### What is being asked
Take the data below and extract the lines from the one with "Write the seaborn" to the one with "2.86, -0.13, -0.67, -1.21]", inclusive, exactly as written.

## START Input material

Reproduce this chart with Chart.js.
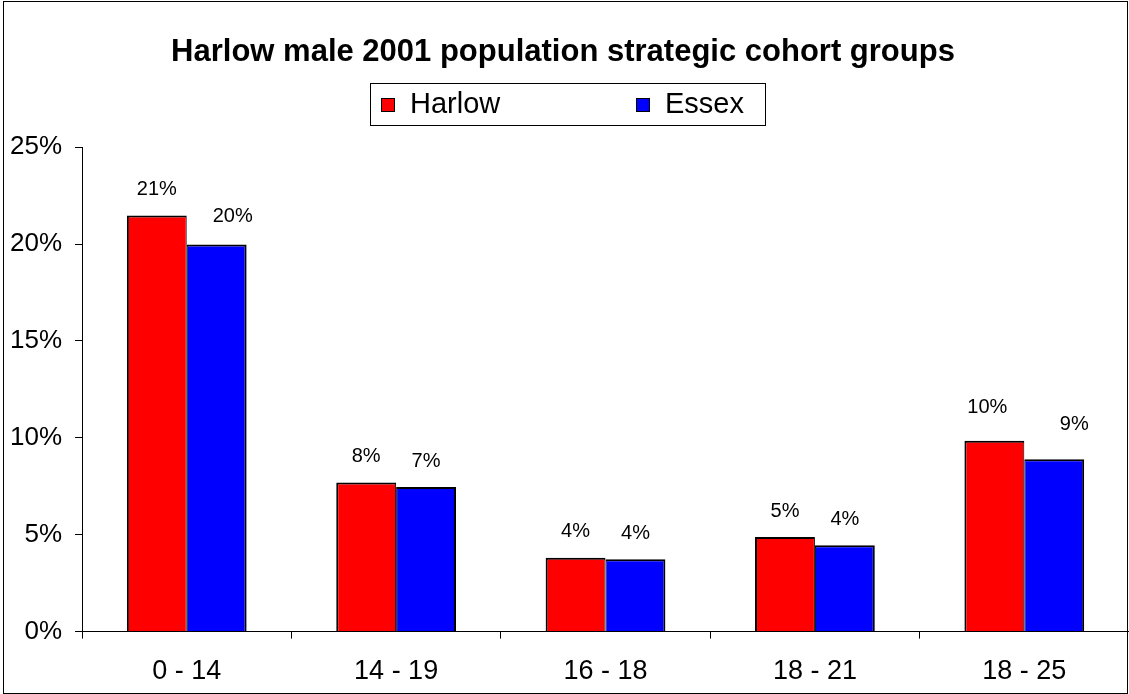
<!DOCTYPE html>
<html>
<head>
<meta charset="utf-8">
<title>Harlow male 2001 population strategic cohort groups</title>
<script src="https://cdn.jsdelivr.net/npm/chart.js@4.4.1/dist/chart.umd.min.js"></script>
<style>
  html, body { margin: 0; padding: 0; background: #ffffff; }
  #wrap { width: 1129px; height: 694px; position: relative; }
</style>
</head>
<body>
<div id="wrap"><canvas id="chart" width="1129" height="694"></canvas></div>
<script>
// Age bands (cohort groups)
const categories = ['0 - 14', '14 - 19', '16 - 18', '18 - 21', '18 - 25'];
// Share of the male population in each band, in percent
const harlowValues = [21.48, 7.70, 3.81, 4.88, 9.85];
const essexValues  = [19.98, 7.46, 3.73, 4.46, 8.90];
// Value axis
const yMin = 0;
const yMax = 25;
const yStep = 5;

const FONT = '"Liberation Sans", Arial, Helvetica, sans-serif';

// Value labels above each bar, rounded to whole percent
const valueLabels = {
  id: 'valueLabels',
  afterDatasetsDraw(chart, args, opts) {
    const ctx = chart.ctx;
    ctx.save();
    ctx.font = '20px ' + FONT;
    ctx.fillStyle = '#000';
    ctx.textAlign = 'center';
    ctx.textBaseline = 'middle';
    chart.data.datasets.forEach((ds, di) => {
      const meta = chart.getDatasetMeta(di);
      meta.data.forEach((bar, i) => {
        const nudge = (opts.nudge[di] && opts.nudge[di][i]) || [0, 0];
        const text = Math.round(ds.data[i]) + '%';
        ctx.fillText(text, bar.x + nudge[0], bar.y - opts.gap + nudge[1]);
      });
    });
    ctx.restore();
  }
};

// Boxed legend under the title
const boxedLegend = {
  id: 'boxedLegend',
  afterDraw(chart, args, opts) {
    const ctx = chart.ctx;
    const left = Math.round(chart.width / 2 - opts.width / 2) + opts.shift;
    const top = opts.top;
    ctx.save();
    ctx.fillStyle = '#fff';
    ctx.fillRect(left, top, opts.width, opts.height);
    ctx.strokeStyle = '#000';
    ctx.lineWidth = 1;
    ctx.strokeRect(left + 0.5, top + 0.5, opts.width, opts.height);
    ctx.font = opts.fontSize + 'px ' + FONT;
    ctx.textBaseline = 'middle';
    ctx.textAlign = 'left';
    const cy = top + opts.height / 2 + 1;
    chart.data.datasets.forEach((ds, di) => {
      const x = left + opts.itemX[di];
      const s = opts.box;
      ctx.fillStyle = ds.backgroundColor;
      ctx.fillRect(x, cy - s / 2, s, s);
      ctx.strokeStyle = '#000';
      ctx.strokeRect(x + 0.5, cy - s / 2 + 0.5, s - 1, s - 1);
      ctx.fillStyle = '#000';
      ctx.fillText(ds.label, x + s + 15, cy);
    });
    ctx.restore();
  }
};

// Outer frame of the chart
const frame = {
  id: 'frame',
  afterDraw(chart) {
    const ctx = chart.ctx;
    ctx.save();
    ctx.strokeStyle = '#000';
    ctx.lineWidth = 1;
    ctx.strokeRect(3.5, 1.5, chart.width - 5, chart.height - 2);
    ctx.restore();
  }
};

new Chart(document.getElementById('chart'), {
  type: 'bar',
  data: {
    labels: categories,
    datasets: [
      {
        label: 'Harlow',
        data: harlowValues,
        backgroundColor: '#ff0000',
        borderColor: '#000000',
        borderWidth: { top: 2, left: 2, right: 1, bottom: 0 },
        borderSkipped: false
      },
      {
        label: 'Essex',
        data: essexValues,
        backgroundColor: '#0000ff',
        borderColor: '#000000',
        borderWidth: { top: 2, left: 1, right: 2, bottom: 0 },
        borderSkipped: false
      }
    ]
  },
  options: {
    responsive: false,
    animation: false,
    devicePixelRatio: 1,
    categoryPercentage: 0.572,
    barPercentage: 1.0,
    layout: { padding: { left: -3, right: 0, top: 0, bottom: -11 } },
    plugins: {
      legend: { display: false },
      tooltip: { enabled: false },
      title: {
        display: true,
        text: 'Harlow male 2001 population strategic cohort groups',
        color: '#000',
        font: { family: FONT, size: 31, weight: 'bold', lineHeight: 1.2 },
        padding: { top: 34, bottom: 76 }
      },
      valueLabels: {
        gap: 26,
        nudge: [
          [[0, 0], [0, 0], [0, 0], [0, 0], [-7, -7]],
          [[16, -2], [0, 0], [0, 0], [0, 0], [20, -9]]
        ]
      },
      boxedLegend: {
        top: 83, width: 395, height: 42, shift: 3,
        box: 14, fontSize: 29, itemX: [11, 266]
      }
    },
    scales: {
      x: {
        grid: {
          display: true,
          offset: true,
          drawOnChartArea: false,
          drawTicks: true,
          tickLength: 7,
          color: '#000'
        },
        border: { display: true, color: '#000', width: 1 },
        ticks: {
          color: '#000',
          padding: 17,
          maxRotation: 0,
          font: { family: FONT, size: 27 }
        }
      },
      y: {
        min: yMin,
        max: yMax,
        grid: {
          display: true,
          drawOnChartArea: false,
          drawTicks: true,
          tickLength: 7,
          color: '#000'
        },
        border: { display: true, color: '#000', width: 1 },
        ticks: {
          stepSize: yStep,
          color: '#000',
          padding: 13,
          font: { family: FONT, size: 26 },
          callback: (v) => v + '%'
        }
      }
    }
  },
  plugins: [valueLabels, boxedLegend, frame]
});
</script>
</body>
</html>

## END Input material
## START Input material

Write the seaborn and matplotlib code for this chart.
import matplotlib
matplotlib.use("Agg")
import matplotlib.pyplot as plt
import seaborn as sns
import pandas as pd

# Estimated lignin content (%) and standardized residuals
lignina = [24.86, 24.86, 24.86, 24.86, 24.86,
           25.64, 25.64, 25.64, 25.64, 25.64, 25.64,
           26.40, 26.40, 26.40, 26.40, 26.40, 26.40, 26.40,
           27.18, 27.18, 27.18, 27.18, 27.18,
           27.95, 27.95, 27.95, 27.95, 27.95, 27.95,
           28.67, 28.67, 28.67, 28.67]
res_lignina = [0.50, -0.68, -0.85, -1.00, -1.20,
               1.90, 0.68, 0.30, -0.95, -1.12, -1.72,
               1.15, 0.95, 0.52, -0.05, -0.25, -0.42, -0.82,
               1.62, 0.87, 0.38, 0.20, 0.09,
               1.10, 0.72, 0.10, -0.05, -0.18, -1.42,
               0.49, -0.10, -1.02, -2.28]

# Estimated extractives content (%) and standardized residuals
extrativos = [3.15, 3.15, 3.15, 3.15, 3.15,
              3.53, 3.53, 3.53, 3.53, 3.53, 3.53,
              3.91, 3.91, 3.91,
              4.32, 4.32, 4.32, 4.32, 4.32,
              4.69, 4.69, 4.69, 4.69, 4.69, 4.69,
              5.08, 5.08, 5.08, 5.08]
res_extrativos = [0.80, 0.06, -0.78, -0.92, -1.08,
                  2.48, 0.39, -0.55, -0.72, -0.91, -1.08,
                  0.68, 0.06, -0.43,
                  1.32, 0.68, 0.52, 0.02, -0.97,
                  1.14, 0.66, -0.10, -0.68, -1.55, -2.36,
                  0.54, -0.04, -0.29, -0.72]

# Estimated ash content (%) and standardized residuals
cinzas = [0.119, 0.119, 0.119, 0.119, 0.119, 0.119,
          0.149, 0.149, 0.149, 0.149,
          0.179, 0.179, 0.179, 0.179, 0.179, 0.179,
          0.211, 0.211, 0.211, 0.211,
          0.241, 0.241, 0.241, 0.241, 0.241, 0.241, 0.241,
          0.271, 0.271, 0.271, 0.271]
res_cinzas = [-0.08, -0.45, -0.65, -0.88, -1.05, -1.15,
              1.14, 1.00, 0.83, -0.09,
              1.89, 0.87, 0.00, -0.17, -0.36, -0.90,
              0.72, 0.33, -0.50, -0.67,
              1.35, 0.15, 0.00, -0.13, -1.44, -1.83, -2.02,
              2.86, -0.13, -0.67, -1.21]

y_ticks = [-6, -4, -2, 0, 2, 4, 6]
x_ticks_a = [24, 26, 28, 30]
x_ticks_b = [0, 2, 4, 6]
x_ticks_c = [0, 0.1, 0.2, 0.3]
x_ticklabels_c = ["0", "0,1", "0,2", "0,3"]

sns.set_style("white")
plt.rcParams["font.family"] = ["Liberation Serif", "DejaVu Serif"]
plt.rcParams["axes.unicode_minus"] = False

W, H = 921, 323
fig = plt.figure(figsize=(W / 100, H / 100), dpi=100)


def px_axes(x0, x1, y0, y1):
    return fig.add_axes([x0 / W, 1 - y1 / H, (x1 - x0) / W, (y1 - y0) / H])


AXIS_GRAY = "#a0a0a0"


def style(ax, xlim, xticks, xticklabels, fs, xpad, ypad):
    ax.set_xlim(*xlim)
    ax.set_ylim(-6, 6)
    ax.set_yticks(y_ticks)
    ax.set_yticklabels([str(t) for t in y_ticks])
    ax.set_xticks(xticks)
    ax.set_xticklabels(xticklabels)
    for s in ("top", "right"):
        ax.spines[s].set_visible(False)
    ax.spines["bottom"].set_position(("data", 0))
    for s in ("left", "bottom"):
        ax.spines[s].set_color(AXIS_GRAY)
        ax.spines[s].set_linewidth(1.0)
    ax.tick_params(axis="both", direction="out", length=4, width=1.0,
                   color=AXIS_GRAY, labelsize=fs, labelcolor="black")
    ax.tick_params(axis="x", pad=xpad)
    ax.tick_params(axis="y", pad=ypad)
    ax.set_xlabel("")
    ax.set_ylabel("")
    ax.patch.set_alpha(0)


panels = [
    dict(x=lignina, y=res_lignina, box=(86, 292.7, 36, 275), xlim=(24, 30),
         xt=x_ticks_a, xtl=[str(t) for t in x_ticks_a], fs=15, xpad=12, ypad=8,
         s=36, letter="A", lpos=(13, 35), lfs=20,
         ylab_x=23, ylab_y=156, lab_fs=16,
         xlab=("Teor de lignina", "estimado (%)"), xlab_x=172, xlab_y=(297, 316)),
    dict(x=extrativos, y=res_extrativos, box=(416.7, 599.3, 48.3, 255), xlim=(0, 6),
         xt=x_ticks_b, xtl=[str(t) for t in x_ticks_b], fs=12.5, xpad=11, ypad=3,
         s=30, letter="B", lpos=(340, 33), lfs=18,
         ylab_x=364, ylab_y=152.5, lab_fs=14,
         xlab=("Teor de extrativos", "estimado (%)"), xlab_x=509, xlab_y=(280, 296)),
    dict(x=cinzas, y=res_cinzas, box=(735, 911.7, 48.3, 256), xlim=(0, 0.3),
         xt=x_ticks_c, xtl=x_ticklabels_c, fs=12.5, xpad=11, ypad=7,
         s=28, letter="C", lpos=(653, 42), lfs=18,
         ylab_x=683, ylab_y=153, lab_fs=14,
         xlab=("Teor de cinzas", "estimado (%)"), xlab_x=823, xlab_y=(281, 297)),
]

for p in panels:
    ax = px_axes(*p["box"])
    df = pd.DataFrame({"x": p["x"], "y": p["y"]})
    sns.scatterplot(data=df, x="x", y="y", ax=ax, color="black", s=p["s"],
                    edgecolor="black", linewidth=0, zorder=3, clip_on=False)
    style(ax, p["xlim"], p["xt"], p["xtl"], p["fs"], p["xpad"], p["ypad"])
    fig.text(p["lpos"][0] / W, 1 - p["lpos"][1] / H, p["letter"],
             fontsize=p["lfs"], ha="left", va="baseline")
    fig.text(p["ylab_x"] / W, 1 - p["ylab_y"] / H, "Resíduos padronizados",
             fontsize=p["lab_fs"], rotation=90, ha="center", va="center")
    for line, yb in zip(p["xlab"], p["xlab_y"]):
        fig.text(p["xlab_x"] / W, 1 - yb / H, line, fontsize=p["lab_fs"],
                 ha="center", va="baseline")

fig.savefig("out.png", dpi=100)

## END Input material

### Complete answer
Write the seaborn and matplotlib code for this chart.
import matplotlib
matplotlib.use("Agg")
import matplotlib.pyplot as plt
import seaborn as sns
import pandas as pd

# Estimated lignin content (%) and standardized residuals
lignina = [24.86, 24.86, 24.86, 24.86, 24.86,
           25.64, 25.64, 25.64, 25.64, 25.64, 25.64,
           26.40, 26.40, 26.40, 26.40, 26.40, 26.40, 26.40,
           27.18, 27.18, 27.18, 27.18, 27.18,
           27.95, 27.95, 27.95, 27.95, 27.95, 27.95,
           28.67, 28.67, 28.67, 28.67]
res_lignina = [0.50, -0.68, -0.85, -1.00, -1.20,
               1.90, 0.68, 0.30, -0.95, -1.12, -1.72,
               1.15, 0.95, 0.52, -0.05, -0.25, -0.42, -0.82,
               1.62, 0.87, 0.38, 0.20, 0.09,
               1.10, 0.72, 0.10, -0.05, -0.18, -1.42,
               0.49, -0.10, -1.02, -2.28]

# Estimated extractives content (%) and standardized residuals
extrativos = [3.15, 3.15, 3.15, 3.15, 3.15,
              3.53, 3.53, 3.53, 3.53, 3.53, 3.53,
              3.91, 3.91, 3.91,
              4.32, 4.32, 4.32, 4.32, 4.32,
              4.69, 4.69, 4.69, 4.69, 4.69, 4.69,
              5.08, 5.08, 5.08, 5.08]
res_extrativos = [0.80, 0.06, -0.78, -0.92, -1.08,
                  2.48, 0.39, -0.55, -0.72, -0.91, -1.08,
                  0.68, 0.06, -0.43,
                  1.32, 0.68, 0.52, 0.02, -0.97,
                  1.14, 0.66, -0.10, -0.68, -1.55, -2.36,
                  0.54, -0.04, -0.29, -0.72]

# Estimated ash content (%) and standardized residuals
cinzas = [0.119, 0.119, 0.119, 0.119, 0.119, 0.119,
          0.149, 0.149, 0.149, 0.149,
          0.179, 0.179, 0.179, 0.179, 0.179, 0.179,
          0.211, 0.211, 0.211, 0.211,
          0.241, 0.241, 0.241, 0.241, 0.241, 0.241, 0.241,
          0.271, 0.271, 0.271, 0.271]
res_cinzas = [-0.08, -0.45, -0.65, -0.88, -1.05, -1.15,
              1.14, 1.00, 0.83, -0.09,
              1.89, 0.87, 0.00, -0.17, -0.36, -0.90,
              0.72, 0.33, -0.50, -0.67,
              1.35, 0.15, 0.00, -0.13, -1.44, -1.83, -2.02,
              2.86, -0.13, -0.67, -1.21]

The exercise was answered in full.